## begin GIVEN DATA

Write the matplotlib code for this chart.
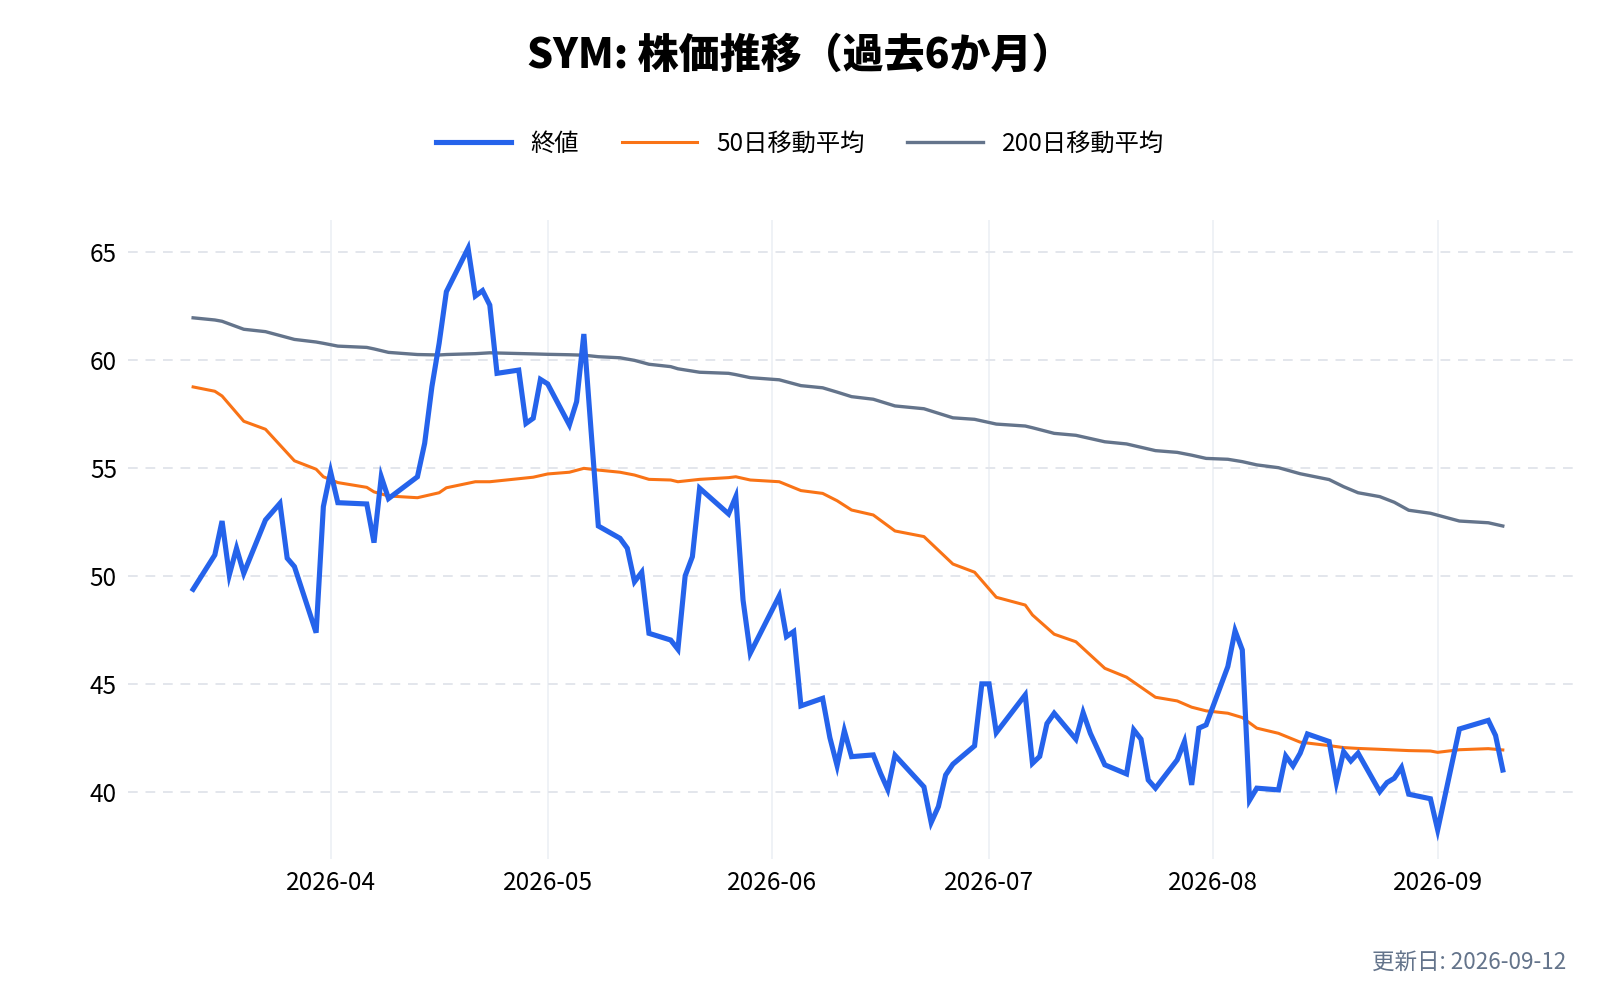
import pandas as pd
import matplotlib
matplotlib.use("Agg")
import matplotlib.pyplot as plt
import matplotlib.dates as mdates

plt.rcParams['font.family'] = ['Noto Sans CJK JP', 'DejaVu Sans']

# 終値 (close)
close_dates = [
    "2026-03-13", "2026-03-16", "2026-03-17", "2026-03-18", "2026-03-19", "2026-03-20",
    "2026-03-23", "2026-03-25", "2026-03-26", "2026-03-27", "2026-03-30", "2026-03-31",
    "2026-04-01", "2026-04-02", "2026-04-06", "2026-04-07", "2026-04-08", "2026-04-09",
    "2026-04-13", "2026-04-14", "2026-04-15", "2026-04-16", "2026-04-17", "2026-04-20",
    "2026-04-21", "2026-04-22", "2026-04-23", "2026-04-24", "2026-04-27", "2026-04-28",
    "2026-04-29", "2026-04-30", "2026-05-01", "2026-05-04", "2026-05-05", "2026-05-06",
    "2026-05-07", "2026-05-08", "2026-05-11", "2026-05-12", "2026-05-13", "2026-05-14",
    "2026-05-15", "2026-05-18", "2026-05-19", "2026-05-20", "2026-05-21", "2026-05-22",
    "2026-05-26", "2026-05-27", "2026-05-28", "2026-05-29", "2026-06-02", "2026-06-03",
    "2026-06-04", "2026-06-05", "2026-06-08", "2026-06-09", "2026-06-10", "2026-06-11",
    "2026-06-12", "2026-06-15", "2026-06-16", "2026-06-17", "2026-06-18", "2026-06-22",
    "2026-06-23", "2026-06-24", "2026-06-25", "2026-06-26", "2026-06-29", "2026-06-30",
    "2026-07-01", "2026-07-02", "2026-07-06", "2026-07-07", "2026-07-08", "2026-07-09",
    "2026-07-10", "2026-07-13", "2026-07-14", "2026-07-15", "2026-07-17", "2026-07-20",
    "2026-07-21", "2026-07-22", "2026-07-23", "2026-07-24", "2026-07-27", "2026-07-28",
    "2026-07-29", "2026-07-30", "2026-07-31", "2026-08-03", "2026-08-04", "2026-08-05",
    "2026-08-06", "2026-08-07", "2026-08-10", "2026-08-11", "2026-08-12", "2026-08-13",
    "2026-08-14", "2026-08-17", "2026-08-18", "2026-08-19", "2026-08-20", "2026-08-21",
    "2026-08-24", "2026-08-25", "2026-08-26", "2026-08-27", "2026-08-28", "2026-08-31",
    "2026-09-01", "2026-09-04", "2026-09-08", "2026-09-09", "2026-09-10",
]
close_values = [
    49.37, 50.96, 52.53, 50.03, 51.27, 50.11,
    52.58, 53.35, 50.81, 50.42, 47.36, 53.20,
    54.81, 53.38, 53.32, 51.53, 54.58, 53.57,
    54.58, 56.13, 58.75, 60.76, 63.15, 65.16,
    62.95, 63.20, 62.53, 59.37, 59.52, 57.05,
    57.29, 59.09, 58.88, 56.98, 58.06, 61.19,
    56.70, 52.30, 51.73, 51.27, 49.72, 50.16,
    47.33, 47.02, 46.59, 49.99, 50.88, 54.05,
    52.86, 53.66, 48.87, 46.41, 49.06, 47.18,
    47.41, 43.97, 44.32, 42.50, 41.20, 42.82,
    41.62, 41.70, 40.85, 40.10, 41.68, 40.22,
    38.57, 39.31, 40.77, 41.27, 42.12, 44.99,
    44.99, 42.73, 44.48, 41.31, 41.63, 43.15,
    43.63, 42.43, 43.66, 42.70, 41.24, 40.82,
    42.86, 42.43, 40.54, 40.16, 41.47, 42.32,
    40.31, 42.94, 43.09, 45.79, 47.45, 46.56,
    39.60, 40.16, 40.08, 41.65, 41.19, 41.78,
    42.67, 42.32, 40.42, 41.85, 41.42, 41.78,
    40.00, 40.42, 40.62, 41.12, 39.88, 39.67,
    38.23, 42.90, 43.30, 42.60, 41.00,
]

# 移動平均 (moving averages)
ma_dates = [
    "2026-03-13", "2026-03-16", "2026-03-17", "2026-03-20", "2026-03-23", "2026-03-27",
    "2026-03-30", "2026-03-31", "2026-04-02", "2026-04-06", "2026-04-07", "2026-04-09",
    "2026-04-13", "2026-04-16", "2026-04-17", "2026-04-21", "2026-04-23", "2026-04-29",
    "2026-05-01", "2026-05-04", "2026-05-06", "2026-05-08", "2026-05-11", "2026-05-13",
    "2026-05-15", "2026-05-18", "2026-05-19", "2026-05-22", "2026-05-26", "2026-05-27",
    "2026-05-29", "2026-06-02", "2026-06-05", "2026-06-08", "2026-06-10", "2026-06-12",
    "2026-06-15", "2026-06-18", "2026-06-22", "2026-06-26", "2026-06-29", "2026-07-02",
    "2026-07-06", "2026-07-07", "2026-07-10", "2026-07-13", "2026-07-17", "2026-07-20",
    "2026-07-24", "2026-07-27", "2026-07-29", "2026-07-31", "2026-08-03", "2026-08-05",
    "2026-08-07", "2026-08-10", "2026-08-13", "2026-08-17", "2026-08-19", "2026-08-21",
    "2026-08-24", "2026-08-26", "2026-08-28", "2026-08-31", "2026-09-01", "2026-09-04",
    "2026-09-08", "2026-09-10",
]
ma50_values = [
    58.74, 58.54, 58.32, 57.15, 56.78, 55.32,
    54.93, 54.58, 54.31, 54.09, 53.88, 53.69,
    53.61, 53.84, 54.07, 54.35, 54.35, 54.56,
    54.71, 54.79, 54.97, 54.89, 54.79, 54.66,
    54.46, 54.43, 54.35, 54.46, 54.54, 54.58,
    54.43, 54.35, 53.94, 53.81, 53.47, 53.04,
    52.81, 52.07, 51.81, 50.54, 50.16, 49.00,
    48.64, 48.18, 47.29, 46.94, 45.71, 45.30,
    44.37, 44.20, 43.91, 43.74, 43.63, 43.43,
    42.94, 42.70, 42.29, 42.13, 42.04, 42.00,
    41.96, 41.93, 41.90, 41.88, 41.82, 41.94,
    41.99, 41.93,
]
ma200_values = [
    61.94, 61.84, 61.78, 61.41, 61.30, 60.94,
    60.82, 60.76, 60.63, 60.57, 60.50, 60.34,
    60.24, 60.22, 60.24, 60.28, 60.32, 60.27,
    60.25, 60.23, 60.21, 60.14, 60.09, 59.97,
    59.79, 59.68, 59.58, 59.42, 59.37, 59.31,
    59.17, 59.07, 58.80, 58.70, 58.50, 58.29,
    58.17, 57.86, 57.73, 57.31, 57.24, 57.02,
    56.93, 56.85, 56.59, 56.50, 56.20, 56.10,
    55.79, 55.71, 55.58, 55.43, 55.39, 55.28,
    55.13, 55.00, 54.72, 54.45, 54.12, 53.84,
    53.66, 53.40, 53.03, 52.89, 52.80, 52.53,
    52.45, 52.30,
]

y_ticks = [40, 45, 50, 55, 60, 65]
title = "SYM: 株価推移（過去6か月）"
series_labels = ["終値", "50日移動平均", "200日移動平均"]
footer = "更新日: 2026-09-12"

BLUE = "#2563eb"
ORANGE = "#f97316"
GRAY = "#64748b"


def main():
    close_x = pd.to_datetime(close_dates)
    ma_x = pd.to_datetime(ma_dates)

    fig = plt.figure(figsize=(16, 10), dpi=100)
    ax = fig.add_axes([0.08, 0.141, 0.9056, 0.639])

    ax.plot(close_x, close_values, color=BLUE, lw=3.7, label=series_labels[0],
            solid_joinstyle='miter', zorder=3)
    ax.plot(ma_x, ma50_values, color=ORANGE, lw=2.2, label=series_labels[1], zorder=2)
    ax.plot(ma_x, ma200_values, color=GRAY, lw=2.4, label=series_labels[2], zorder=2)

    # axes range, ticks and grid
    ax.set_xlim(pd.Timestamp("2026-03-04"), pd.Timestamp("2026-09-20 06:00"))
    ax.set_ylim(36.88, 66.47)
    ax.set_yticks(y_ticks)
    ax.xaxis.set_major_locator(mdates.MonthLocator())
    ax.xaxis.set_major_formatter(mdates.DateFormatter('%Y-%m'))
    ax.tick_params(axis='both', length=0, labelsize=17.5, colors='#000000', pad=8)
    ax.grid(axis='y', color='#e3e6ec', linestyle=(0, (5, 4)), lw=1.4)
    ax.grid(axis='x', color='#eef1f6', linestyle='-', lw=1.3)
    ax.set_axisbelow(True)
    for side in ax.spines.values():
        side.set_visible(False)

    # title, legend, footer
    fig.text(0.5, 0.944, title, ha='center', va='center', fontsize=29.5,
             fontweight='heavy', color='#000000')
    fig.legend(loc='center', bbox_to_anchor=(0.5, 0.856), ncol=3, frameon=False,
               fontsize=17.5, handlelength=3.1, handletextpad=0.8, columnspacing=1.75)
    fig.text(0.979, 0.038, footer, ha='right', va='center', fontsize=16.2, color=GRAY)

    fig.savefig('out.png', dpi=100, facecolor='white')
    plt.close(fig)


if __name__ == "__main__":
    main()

## end GIVEN DATA

→ TASK: Write out an exact copy of the listing, first line through the line containing "plt.rcParams['font.family'] = ['Noto", with the pictures left out.

→ RESULT OF THIS TASK:
Write the matplotlib code for this chart.
import pandas as pd
import matplotlib
matplotlib.use("Agg")
import matplotlib.pyplot as plt
import matplotlib.dates as mdates

plt.rcParams['font.family'] = ['Noto Sans CJK JP', 'DejaVu Sans']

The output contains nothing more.